Jennifer Katona

Teaching Arts Education Advocates

Posted by Jennifer Katona, Oct 21, 2015 0 comments


Jennifer Katona

How many of us have had the conversation around Arts Integration and Arts for Arts sake? Value in both right? We know from countless examples and research studies that the best benefit to a child is to have a arts specialist, arts integration AND a teaching artist to provide the ‘expert’ outside perspective. This is something I know in my core –something I teach my graduate candidates at CCNY. So I had to laugh when it took me nine years to apply this same structure to the teaching of Advocacy –which I did for the first time this year and the results have been triumphant! 

Below is a chronicle of my experience over the last eight weeks teaching my graduate students to be advocates.

CONTEXT

The Graduate Program in Educational Theatre at the City College of New York –of which I serve as Program Director in Educational Theatre - is grounded in three beliefs: Pedagogy, Artistry and Advocacy. We have fostered a strong pedagogical approach over our last nine years and have really focused on providing many performing and creative opportunities for our candidates and advocacy was something embedded in our all work. I felt strongly that just by providing our candidates information on the importance of the arts and the current policy issues would be enough and they could fill in the blanks. However, what we found was that while many of our candidates were strongly advocating for their programs in their schools –as either certified theatre teachers, teaching artists, or administrators - many when asked to give their 2-min pitch or ‘elevator’ speech struggled to concisely articulate their ideas. I also found that some candidates and alum found it difficult to move programs forward or effectively advocate for growth of their programs.

APPLYING THE ‘FORMULA’

Advocacy for Advocacy Sake

This year when planning my syllabi I decided to make advocacy a real focus but in a real concrete way.
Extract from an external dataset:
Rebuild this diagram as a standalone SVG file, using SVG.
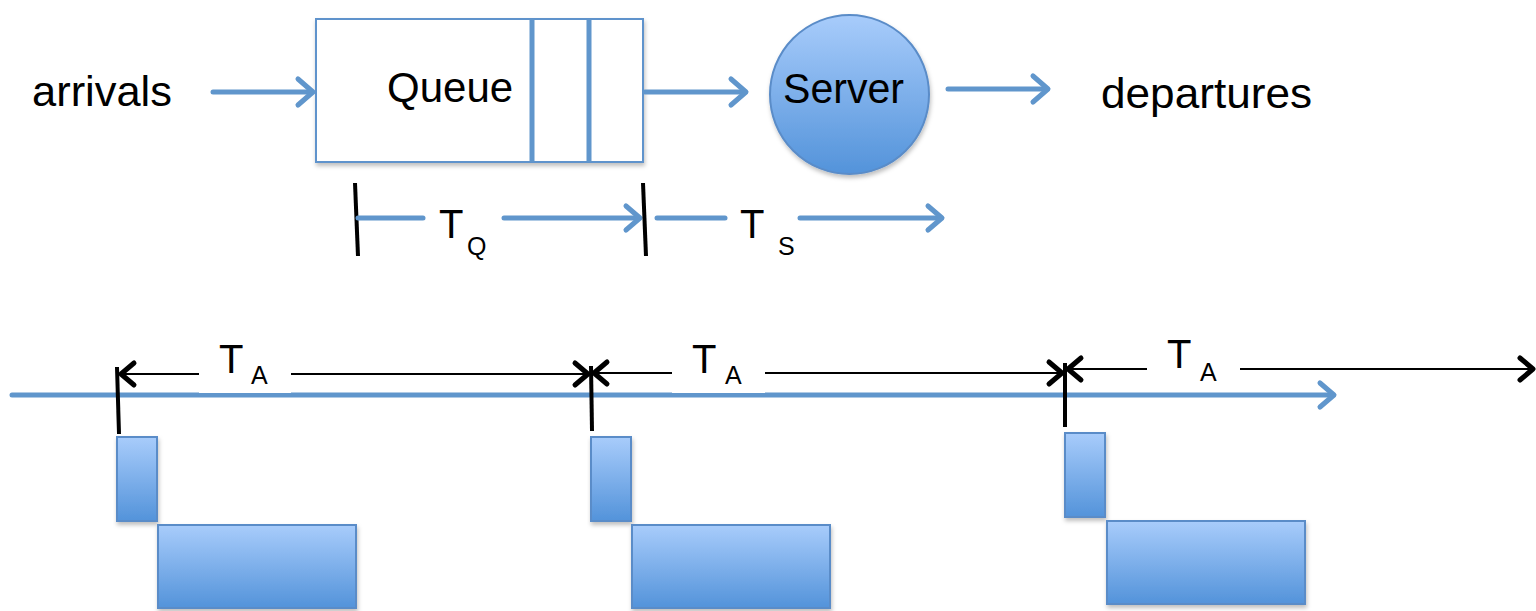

Not embedded but taught –advocacy for advocacy sake!

I decided to refocus my course on Arts Education in an Urban Setting and devote a large part of the semester to real advocacy work. I started the semester providing the graduate candidates with a strong foundation in the historical context of Arts Education in New York City and the current state of federal, state and local educational policy.  

Advocacy Integration

Now what happened next was interesting. In addition to my Urban Arts Ed class I am also teaching the Research in Educational Theatre course and those students were asked to read some of the seminal pieces of Arts Education research. In our class discussion the 25 students were divided into 5 groups and asked to unpack the research and ask one big question moving forward. My thought was to then have us discuss those five questions as a large group. However, when the five groups stood back to share out their question each group had the same one –‘This research is great but how can we use to advocate?’ ‘If we have so much research why isn’t it making a bigger difference –how can we advocate? ‘What are the best ways to advocate and to who?  This was both astounding and reaffirming to me. Never had 25 students collectively agreed on the direction of their conversation. It reinforced for me that advocacy skills must be taught and not just embedded. 

Bring in an Outside ‘Expert’ Perspective

Jeff Poulin, Arts Education Coordinator at Americans for the Arts, came to further expound the state of policy AND to inspire them to be advocates. I had seen Jeff present at a few other conferences and knew he would have the right energy for my students (and my 730p-10p class time). 

As I assumed, Jeff presented the context very clearly and then what was really the ‘A-ha’ moment for everyone were two key components –the sphere of influence and the soft and hard ask.  What was essential to having the ‘advocacy artist’ or ‘teaching advocate’ in my class was it did what all good teaching artists do which is to inspire the students –when the ‘expert’ places the mantel of expert onto them –in a way the ‘classroom teacher’ cannot, it truly inspires students (and graduate candidates) to feel empowered.  My candidates in reflection after spoke in great detail about how they never would thought they could actually make a difference in a real concrete way.

REFLECTIONS

I asked my candidates to write an advocacy plan following the criteria below:

Arts Advocacy Plan  

Americans for the Arts’ website to download the field guide.

Your 1-2 page plan should include the following information

1. Your role as advocate (parent, teacher, TA, student, community member)

2. Who are you advocating FOR (students, parents, etc...)

3. Who are are you advocating to? (be sure to reference the ecosystem

4. What is your hard ask?

5. What is the soft ask?

6. Research that supports your ask

7. 'Story' that illustrates the importance of the work

The greatest take a-ways for my students were the soft and hard ask. Asking teachers who are so used to backward mapping and scaffolding to think about a hard ask as a future goal and the soft asks as the steps leading up to that, was very easy for them to grasp and they ran with it.

The other take away was that in writing the plan with a specific person or group in mind made it easier to craft their research and narrative to meet the needs or expected concerns of that person.

For some candidates who are both teachers and parents they found the decision to which hat to wear very liberating and the specificity helpful. For those who are in school and new to this process who previously felt they did not have a voice said that they took the role of community member and found that they had something to offer. Additionally others felt that it illustrated for them what more information and research they need to make a compelling ‘ask’.

Overall all the candidates felt the process, visit, and assignment truly provided them the experience and knowledge to be a true advocate.